- _RECORDS TO USE_:

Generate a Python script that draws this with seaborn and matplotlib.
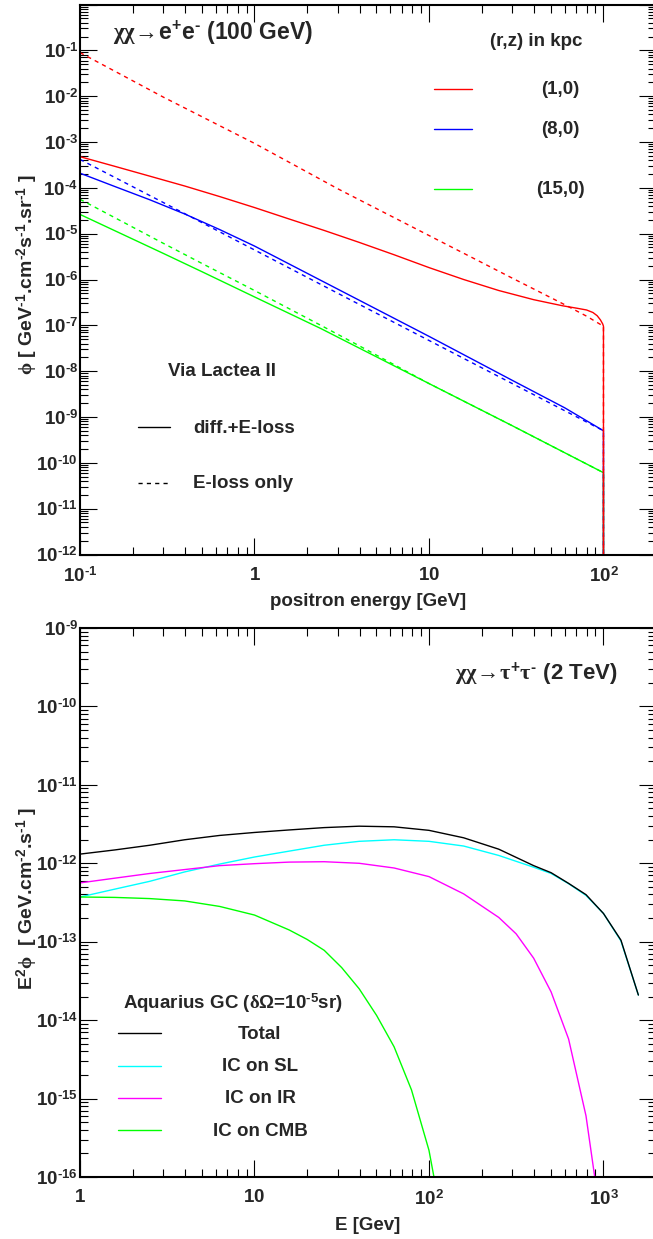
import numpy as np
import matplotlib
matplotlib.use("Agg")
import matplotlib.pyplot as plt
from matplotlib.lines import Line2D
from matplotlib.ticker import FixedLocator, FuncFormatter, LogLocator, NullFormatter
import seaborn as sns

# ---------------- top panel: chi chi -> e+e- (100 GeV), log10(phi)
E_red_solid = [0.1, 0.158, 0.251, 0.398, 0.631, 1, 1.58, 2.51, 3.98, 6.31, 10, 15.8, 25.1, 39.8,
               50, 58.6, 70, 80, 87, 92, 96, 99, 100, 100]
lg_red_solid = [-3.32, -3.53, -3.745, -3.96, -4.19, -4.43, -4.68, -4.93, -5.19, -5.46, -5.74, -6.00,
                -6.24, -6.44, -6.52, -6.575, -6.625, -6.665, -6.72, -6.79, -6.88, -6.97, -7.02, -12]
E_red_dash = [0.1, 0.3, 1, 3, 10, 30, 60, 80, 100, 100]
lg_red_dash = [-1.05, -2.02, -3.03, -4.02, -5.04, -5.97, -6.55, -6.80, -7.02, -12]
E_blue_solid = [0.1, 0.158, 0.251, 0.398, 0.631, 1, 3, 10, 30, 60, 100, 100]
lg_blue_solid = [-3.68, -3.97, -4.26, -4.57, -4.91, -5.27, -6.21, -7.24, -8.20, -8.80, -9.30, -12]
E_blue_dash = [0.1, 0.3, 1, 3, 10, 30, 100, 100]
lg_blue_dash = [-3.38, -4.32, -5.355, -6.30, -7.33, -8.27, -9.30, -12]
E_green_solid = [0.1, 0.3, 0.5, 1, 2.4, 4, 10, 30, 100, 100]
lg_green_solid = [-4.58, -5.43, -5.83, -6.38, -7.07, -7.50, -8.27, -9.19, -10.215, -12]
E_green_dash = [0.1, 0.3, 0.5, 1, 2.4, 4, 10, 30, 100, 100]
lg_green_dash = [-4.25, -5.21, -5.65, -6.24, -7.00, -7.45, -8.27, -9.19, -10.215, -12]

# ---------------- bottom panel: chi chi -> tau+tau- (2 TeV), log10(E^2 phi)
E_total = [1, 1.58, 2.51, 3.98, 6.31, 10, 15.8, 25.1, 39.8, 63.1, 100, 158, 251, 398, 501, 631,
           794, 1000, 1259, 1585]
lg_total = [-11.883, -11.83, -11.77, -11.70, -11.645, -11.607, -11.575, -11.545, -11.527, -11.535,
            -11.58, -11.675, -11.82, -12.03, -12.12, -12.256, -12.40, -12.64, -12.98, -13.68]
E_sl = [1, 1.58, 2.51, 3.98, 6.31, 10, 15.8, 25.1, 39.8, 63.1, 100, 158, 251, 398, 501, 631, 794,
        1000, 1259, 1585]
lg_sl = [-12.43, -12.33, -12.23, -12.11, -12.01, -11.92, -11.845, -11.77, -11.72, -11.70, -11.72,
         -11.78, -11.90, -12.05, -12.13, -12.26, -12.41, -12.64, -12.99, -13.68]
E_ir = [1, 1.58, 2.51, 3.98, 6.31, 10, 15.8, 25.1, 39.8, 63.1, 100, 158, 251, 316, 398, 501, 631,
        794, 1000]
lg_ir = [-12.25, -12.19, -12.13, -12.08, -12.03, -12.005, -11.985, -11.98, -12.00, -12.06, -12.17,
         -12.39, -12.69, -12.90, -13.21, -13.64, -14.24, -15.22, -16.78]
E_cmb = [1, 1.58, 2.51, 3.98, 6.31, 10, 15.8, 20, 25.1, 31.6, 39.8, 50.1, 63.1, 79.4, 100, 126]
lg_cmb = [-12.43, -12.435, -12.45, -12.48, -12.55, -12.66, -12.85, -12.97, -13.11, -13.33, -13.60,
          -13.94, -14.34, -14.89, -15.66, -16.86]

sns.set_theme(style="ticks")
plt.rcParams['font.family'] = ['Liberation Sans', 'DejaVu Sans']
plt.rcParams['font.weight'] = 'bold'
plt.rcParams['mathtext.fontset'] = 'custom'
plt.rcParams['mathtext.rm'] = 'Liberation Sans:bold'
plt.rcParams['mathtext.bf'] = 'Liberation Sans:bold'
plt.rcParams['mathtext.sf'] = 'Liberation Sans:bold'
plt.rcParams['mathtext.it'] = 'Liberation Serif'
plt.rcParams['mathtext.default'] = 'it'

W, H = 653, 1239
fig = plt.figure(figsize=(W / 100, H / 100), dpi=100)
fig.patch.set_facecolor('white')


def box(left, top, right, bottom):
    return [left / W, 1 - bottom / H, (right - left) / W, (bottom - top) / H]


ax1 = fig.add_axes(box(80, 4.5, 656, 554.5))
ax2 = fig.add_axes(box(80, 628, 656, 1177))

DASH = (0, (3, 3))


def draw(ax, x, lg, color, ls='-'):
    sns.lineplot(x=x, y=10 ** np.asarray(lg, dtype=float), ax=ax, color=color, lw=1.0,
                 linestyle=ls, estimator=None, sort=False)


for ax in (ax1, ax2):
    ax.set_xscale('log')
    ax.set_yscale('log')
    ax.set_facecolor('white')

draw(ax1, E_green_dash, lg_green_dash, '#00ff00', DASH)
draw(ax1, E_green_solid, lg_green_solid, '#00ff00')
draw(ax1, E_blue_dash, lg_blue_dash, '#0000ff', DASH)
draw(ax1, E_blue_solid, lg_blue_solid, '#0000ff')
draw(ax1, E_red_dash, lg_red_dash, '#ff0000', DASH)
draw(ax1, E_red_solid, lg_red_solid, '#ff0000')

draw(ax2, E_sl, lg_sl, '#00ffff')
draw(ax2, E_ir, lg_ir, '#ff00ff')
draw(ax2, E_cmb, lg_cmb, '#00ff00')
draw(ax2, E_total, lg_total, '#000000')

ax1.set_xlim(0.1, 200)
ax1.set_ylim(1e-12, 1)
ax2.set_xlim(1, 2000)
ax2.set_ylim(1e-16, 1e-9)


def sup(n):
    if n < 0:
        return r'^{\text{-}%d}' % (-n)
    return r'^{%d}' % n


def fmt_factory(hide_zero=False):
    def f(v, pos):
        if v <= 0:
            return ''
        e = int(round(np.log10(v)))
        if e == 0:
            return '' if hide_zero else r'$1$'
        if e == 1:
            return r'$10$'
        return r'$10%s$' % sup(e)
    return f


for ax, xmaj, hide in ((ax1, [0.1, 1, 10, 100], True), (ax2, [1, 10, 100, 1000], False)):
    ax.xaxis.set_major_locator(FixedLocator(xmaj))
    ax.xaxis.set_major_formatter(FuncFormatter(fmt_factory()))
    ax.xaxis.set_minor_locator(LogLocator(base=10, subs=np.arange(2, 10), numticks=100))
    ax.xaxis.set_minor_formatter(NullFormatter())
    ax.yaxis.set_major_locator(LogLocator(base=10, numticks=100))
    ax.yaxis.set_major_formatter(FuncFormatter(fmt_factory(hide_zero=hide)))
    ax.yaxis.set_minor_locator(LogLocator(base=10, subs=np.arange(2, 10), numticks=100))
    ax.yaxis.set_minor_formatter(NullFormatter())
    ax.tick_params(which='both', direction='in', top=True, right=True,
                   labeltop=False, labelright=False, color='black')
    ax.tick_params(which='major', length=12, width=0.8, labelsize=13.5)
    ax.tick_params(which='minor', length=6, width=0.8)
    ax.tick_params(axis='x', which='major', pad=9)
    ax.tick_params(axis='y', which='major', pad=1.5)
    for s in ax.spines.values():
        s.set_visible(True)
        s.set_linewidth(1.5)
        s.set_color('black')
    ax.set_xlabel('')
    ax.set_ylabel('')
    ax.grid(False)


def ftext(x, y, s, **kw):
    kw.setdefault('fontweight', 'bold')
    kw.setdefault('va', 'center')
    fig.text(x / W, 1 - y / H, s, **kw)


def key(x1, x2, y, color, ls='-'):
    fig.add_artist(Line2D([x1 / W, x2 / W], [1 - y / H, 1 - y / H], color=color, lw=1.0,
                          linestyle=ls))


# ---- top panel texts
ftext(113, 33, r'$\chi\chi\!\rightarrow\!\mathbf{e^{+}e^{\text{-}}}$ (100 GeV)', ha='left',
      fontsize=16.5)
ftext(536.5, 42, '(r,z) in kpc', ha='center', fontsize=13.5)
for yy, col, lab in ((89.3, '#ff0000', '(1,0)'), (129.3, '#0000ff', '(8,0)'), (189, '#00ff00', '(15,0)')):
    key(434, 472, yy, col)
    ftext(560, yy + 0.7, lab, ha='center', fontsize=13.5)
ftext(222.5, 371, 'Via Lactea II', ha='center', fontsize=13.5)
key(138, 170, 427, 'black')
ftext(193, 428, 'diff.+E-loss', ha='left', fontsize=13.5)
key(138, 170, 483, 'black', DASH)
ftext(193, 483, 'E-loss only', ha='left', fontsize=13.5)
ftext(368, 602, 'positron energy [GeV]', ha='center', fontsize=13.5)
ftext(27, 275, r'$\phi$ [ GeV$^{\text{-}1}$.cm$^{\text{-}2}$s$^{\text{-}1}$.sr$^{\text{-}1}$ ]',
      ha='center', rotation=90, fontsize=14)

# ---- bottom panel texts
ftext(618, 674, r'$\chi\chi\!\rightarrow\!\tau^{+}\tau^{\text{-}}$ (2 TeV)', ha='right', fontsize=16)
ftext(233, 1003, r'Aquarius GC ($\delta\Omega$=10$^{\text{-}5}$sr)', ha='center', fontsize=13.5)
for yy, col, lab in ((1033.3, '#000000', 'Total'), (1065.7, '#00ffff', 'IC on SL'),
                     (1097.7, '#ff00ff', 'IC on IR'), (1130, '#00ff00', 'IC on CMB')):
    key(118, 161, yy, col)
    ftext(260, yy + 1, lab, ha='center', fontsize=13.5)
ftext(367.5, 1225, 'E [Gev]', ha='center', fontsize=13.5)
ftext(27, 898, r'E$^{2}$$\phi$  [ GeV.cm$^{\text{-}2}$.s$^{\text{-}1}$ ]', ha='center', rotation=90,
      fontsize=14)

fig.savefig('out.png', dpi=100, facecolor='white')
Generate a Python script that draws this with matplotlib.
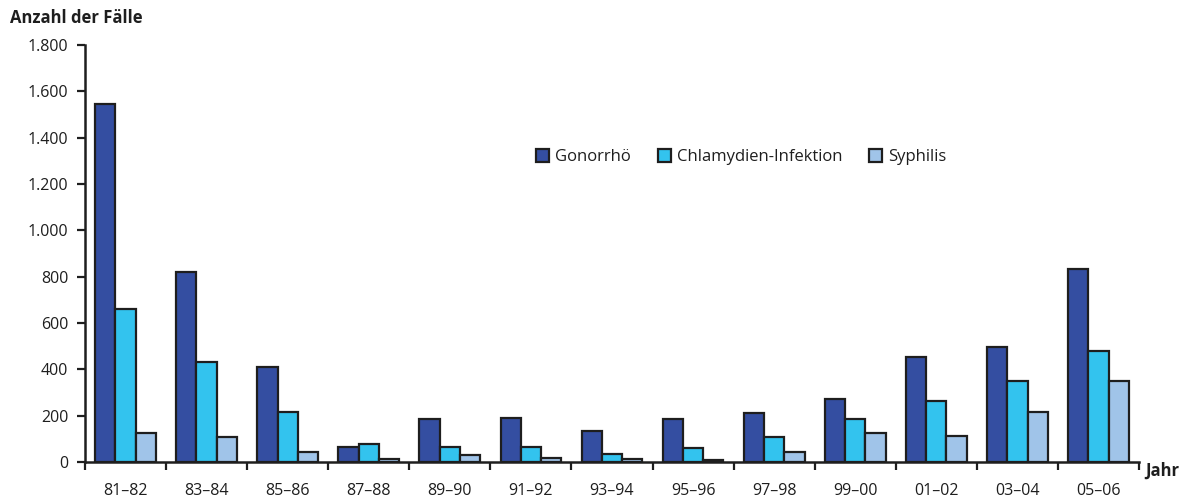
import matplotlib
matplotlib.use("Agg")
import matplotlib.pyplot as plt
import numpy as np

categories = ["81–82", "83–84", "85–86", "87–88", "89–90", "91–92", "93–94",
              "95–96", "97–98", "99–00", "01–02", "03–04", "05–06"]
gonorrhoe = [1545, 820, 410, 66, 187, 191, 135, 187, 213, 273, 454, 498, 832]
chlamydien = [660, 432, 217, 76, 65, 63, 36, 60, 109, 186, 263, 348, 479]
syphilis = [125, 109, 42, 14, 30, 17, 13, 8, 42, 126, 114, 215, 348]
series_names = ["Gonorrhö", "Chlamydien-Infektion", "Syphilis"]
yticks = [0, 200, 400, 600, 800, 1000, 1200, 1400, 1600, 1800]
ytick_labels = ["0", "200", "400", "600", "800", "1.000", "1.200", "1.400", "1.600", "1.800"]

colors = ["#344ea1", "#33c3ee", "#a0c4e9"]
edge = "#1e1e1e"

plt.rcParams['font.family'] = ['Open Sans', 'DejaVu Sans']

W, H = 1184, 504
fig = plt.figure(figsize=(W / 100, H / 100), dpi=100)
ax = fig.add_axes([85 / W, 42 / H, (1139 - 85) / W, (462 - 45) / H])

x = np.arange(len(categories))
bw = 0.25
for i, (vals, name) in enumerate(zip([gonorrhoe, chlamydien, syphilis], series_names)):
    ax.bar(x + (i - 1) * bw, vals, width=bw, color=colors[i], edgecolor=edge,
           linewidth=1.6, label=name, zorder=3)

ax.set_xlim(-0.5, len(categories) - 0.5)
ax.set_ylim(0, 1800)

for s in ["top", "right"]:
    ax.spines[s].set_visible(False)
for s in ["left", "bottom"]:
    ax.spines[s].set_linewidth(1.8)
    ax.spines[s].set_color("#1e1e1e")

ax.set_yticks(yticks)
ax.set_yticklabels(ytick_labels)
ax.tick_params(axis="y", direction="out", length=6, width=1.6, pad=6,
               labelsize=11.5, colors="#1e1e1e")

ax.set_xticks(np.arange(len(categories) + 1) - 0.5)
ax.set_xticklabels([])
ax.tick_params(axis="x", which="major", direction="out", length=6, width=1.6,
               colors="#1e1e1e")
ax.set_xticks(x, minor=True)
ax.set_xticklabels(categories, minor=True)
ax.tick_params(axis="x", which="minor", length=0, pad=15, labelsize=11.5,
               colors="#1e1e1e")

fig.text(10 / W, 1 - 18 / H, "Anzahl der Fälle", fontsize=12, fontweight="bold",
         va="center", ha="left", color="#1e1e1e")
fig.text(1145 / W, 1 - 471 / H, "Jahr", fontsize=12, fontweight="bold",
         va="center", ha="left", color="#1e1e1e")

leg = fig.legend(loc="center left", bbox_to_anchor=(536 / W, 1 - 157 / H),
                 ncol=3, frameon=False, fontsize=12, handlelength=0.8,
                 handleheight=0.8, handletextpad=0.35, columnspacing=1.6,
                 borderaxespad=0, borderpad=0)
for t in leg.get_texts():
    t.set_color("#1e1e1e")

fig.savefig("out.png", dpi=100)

- _YOUR INSTRUCTIONS_: Repeat exactly the lines from the first line of the records above through the line containing "import seaborn as sns", both included. Leave out the pictures.

- _EXERCISE SOLUTION_:
Generate a Python script that draws this with seaborn and matplotlib.
import numpy as np
import matplotlib
matplotlib.use("Agg")
import matplotlib.pyplot as plt
from matplotlib.lines import Line2D
from matplotlib.ticker import FixedLocator, FuncFormatter, LogLocator, NullFormatter
import seaborn as sns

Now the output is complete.